Derek Lehmberg, Assistant Professor of Management, has co-authored a case titled, “Collision Course: Selling European High Performance Motorcycles in Japan”. The case is No. 3 on the December 2016 Best Selling Case List of Ivey. (https://www.iveycases.com/News/dec-2016-best-selling-cases)
Derek is a prolific case writer and has published his cases in both peer-reviewed and commercial outlets. His cases cover a range of industries and companies from airline (WestJet) to fast food (McDonald’s). His work is particularly known in the area of business in Japan.

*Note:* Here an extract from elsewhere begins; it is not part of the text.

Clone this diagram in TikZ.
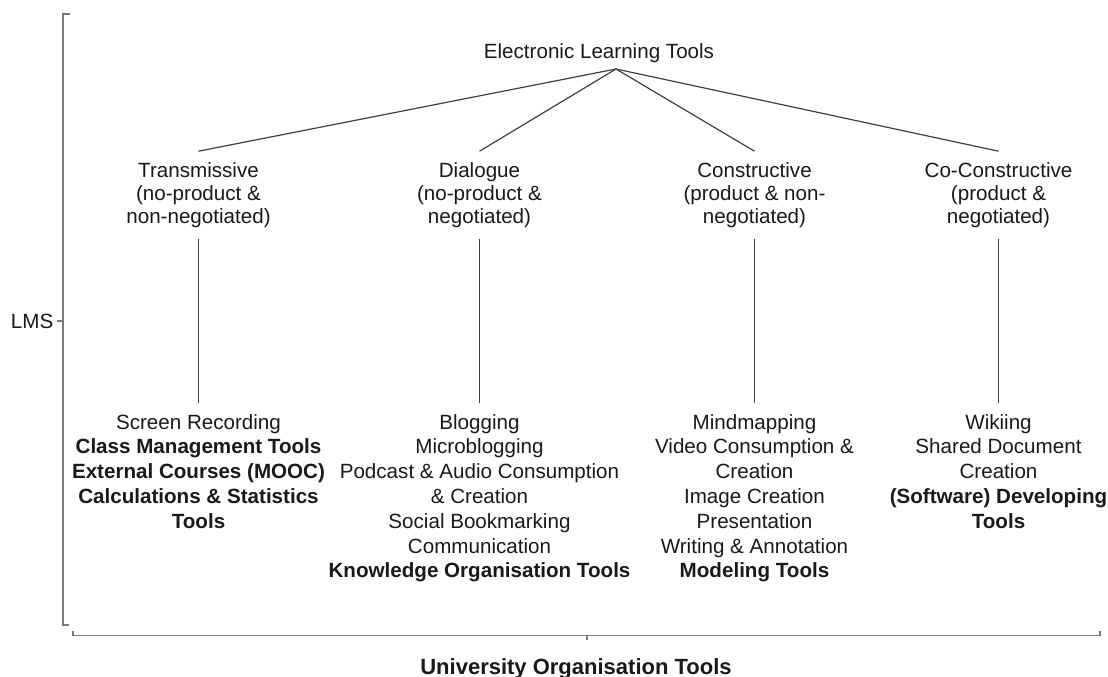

Collision Course: Selling European High Performance Motorcycles in Japan
In 2006, the Japanese subsidiary of Tommasi Motorcycles, an Italian manufacturer of high-end motorcycles, was implementing a new customer data application to help its motorcycle dealerships increase the effectiveness of their sales and marketing activities. Horizon LLP, a consulting firm, was Tommasi’s global implementation partner for the application. To identify any dealer concerns regarding the new system, Tommasi Japan had brought in additional consultants from Horizon to conduct interviews with the dealers. As the consultants soon discovered, the dealers’ concerns with Tomassi went far beyond the new application. An unannounced visit by an influential dealer set all the players on a collision course, and soon exposed their widely differing views and a number of fundamental problems in the relationship between Tommasi Motorcycles Japan and its dealer network.
The case begins with a series of separate dialogues involving the director of sales and marketing; the expatriate president of Tommasi Motorcycles Japan; an influential owner of multiple dealerships; and two non-Japanese consultants from Horizon. When they meet in the board room of Tommasi Motorcycles Japan, the ensuing conversation reveals a number of issues: opportunistic behaviour by the bilingual director of sales and marketing, who limits and shapes communications between the dealers and Tommasi’s Japanese National Office; a limited understanding of local market conditions by expatriate Tommasi management; frustration on the part of business-savvy dealers; and naiveté on the part of the consultants, who do not see the social hierarchies at work, nor realize that their cultural and language fluency, which has in past projects always been an asset, could also be a threat.